THE Heart of Centering Prayer: Nondual Christianity in theory and practice (Shambhala Publications, £16.50 (£14.85); 978-1-61180-314-3) is a “how-to” and “why-to” book, both describing the practice of centring prayer and positioning it within the story of Western spirituality.
Two things: the author, Cynthia Bourgeault, is an US Episcopalian priest and something of a guru, with a string of titles to her name. She writes with confidence and assurance and is not afraid to use powerful contemporary metaphors to describe what she means. We learn about the brain’s capacity to run “operating systems” and re-wire itself. More traditionally, we also learn about the desire to “put the mind in the heart”.
Critically, the reader should also note that the author is a product of the American Trappist Fr Thomas Keating’s Contemplative Outreach programme. In that sense, she is a guru and a pupil, both teaching and learning at the same time.
Bourgeault acknowledges that the practice of self-emptying, as exemplified in the writings of Christian mystics such as the author of The Cloud of Unknowing, which she examines at length, and also the work of St Symeon the New Theologian, is universal. It runs like a golden thread through the practice of all belief systems, from both East and West. Within Christianity, it has a special flavour, based on St Paul’s celebrated passage in Philippians 2. Self-emptying or abandonment become mandatory in prayer and will lead to awareness or, put in more contemporary language, the “nondual” or unitive state to which centring prayer aspires.

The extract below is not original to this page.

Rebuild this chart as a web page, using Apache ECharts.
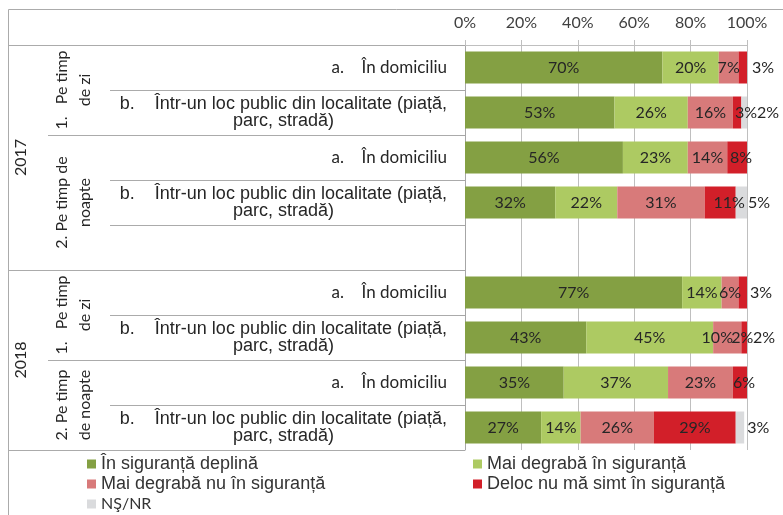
<!DOCTYPE html>
<html>
<head>
<meta charset="utf-8">
<script src="https://cdn.jsdelivr.net/npm/echarts@6/dist/echarts.min.js"></script>
<style>
  html, body { margin: 0; padding: 0; background: #fff; }
  #container { width: 783px; height: 515px; }
</style>
</head>
<body>
<div id="container"></div>
<script>
  // rows from top to bottom, '' is the empty slot between 2017 and 2018
  let rowKinds = ['a', 'b', 'a', 'b', '', 'a', 'b', 'a', 'b'];
  let seriesNames = [
    'În siguranță deplină',
    'Mai degrabă în siguranță',
    'Mai degrabă nu în siguranță',
    'Deloc nu mă simt în siguranță',
    'NŞ/NR'
  ];
  let deplina = [70, 53, 56, 32, null, 77, 43, 35, 27];
  let maiDegraba = [20, 26, 23, 22, null, 14, 45, 37, 14];
  let maiDegrabaNu = [7, 16, 14, 31, null, 6, 10, 23, 26];
  let deloc = [3, 3, 8, 11, null, 3, 2, 6, 29];
  let nsnr = [null, 2, null, 5, null, null, 2, null, 3];
  let years = [
    {text: '2017', from: 0, to: 4},
    {text: '2018', from: 5, to: 8}
  ];
  let periods = [
    {text: '1.   Pe timp\nde zi', from: 0, to: 1},
    {text: '2. Pe timp de\nnoapte', from: 2, to: 4},
    {text: '1.   Pe timp\nde zi', from: 5, to: 6},
    {text: '2. Pe timp\nde noapte', from: 7, to: 8}
  ];

  let colors = ['#84a043', '#adca62', '#d87a7a', '#d21f29', '#dadbdd'];
  let lineColor = '#ababab';
  // left x where each row boundary line of the table starts
  let lineStarts = [8, 110, 48, 110, 110, 8, 110, 48, 110, 8];
  // hand-placed labels for the narrow segments (series-row)
  let labelTweaks = {
    '3-0': {position: 'right', distance: 5},
    '3-1': {position: 'insideLeft', distance: 2},
    '4-1': {position: 'right', distance: 10},
    '3-2': {offset: [4, 0]},
    '3-3': {offset: [9, 0]},
    '4-3': {position: 'right', distance: 1},
    '3-5': {position: 'right', distance: 3},
    '2-6': {offset: [-10, 0]},
    '3-6': {offset: [-2, 0]},
    '4-6': {position: 'right', distance: 6},
    '3-7': {offset: [4, 0]},
    '4-8': {position: 'right', distance: 3}
  };

  let allValues = [deplina, maiDegraba, maiDegrabaNu, deloc, nsnr];
  let series = allValues.map((vals, s) => ({
    name: seriesNames[s],
    type: 'bar',
    stack: 'total',
    barWidth: 32,
    itemStyle: {color: colors[s]},
    label: {
      show: true,
      position: 'inside',
      color: '#262626',
      fontFamily: 'Lato',
      fontSize: 16,
      formatter: p => p.value + '%'
    },
    data: vals.map((v, r) => {
      let t = labelTweaks[s + '-' + r];
      return t ? {value: v, label: t} : v;
    })
  }));

  let legendText = {fontFamily: 'Liberation Sans', fontSize: 18, color: '#333', lineHeight: 18};

  let myChart = echarts.init(document.getElementById('container'));
  let option = {
    animation: false,
    color: colors,
    grid: {left: 465, right: 36, top: 45, bottom: 65, containLabel: false, outerBoundsMode: 'none'},
    xAxis: {
      type: 'value',
      position: 'top',
      min: 0,
      max: 100,
      interval: 20,
      axisLine: {show: true, lineStyle: {color: '#bfbfbf'}},
      axisTick: {show: true, length: 5, lineStyle: {color: '#bfbfbf'}},
      splitLine: {show: true, lineStyle: {color: '#bfbfbf', type: 'solid'}},
      axisLabel: {formatter: '{value}%', color: '#404040', fontFamily: 'Lato', fontSize: 16, margin: 14}
    },
    yAxis: {
      type: 'category',
      inverse: true,
      data: rowKinds,
      axisLine: {show: true, lineStyle: {color: '#a6a6a6'}},
      axisTick: {show: true, length: 5, lineStyle: {color: '#a6a6a6'}},
      splitLine: {show: false},
      axisLabel: {
        interval: 0,
        margin: 18,
        align: 'right',
        color: '#262626',
        formatter: function (value) {
          if (value === 'a') {
            return '{a|a.}{ta|În domiciliu}';
          }
          if (value === 'b') {
            return '{b|b.}{tb|Într-un loc public din localitate (piață,}\n{tc|parc, stradă)}';
          }
          return '';
        },
        rich: {
          a: {width: 30, align: 'left', fontFamily: 'Lato', fontSize: 17, color: '#262626'},
          ta: {align: 'right', fontFamily: 'Lato', fontSize: 17, color: '#262626'},
          b: {width: 35, align: 'left', fontFamily: 'Liberation Sans', fontSize: 18, lineHeight: 17, color: '#262626'},
          tb: {align: 'right', fontFamily: 'Liberation Sans', fontSize: 18, lineHeight: 17, color: '#262626'},
          tc: {align: 'center', fontFamily: 'Liberation Sans', fontSize: 18, lineHeight: 17, color: '#262626'}
        }
      }
    },
    legend: [{
      orient: 'vertical',
      left: 87,
      top: 455,
      height: 80,
      padding: 0,
      icon: 'rect',
      itemWidth: 9,
      itemHeight: 9,
      itemGap: 2,
      textStyle: legendText,
      data: [seriesNames[0], seriesNames[2], {name: seriesNames[4], textStyle: {fontFamily: 'Lato', fontSize: 16}}]
    }, {
      orient: 'vertical',
      left: 473,
      top: 455,
      height: 80,
      padding: 0,
      icon: 'rect',
      itemWidth: 9,
      itemHeight: 9,
      itemGap: 2,
      textStyle: legendText,
      data: [seriesNames[1], seriesNames[3]]
    }],
    series: series
  };
  myChart.setOption(option);

  // table lines and rotated group labels on the left, placed from the category axis
  let yAt = i => myChart.convertToPixel({yAxisIndex: 0}, i);
  let band = yAt(1) - yAt(0);
  let axisX = myChart.convertToPixel({xAxisIndex: 0}, 0);
  let elements = [];
  elements.push({
    type: 'polyline',
    shape: {points: [[8.5, 530], [8.5, 9.5], [800, 9.5]]},
    style: {stroke: lineColor, fill: 'none', lineWidth: 1}
  });
  lineStarts.forEach((x, i) => {
    let y = Math.round(yAt(0) - band / 2 + i * band) + 0.5;
    elements.push({
      type: 'line',
      shape: {x1: x, y1: y, x2: axisX, y2: y},
      style: {stroke: lineColor, lineWidth: 1}
    });
  });
  let groupText = (g, x) => ({
    type: 'text',
    x: x,
    y: (yAt(g.from) + yAt(g.to)) / 2,
    rotation: Math.PI / 2,
    style: {
      text: g.text,
      fontFamily: 'Lato',
      fontSize: 16,
      lineHeight: 23,
      fill: '#262626',
      align: 'center',
      verticalAlign: 'middle',
      textAlign: 'center',
      textVerticalAlign: 'middle'
    }
  });
  years.forEach(g => elements.push(groupText(g, 21)));
  periods.forEach(g => elements.push(groupText(g, 73)));
  myChart.setOption({graphic: elements});
</script>
</body>
</html>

I have said that the author is both a teacher and a learner: does this explain her openness to new ideas? Her understanding of the neurological aspects of altered brain states brought about by prayer, and her desire to reach out to other traditions beyond Christianity, make this a really interesting read. An example — which brings the two together — is that to describe the “rewiring of consciousness” she chooses a quotation from Rumi, who writes of “quivering like a drop of mercury”, or what Bourgeault calls “being able to hold your attention as a tensile field of awareness”. This is altogether a worthwhile read.